Paula Rego Self Portrait II 2017

    Pastel on Paper
    59 x 42 cm
    23 1/4 x 16 1/2 in

    These self-portraits were completed in 2017, soon after the artist fell and badly injured her face. While Rego’s presence in her work – as creator, narrator or putative subject – is always palpable, she has made self-portraits only a handful of times in her career. In these characteristically unflinching works, Rego deftly captures her own likeness, bruised and out of shape, not as a means of expressing pain but because its physical effects gave her a reason to draw herself. As she said at the time, ‘I didn’t like the fall… but the self-portraits I liked doing. I had something to show.’ The power of transformation – caused by age, accident or anguish – is one theme of an exhibition that reveals Rego’s creative inspiration and motivation, and the candour of her vision, sustained across narratives, through motifs and over decades.

    In the accompanying publication, Deborah Levy writes, ‘We see an older woman, her mouth wide open to reveal a snarl of crooked lower teeth, a wedding ring (perhaps) on the finger of her left hand, a pastel stick held in her right hand. If she is stripped of the radiance of youth, she is nevertheless radiant with the force of her own taboo-breaking gaze.’

    About the artist

    Born in 1935 in Lisbon, Portugal, Dame Paula Rego RA lives and works in London. The largest and most comprehensive retrospective of Rego’s work to date commenced this year at Tate Britain (7 July–24 October 2021) and will travel to Kunstmuseum Den Haag, The Netherlands (27 November 2021–20 March 2022) followed by Museo Picasso Malagá, Spain.
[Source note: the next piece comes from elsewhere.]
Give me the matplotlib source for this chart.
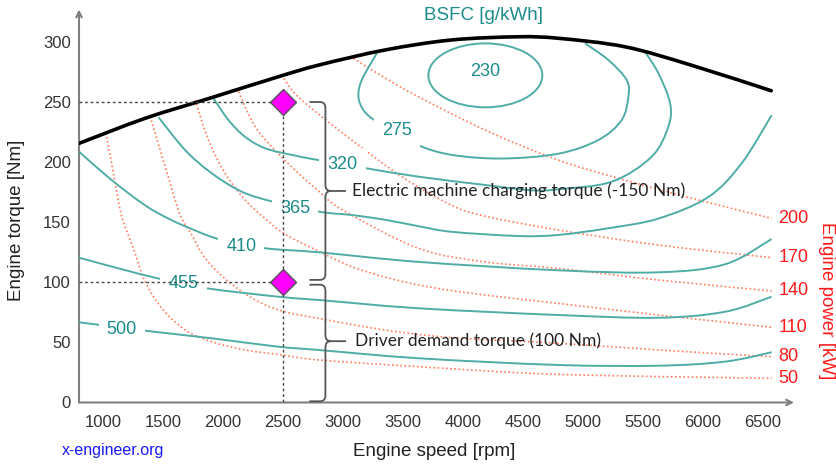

    Other current and recent major solo exhibitions include Museum De Reede, Antwerp, Belgium (30 July–25 October 2021), and Paula Rego: Obedience and Defiance, curated by Catherine Lampert, which travelled from MK Gallery, Milton Keynes to the Scottish National Gallery of Modern Art, Edinburgh in 2019–2020 and was on view at the Irish Museum of Modern Art, Dublin from September 2020–May 2021. Rego’s work is in the collections of major museums including the British Museum, London, UK; National Gallery, London, UK; National Portrait Gallery, London, UK; Tate, UK and the Whitworth Art Gallery, Manchester, UK.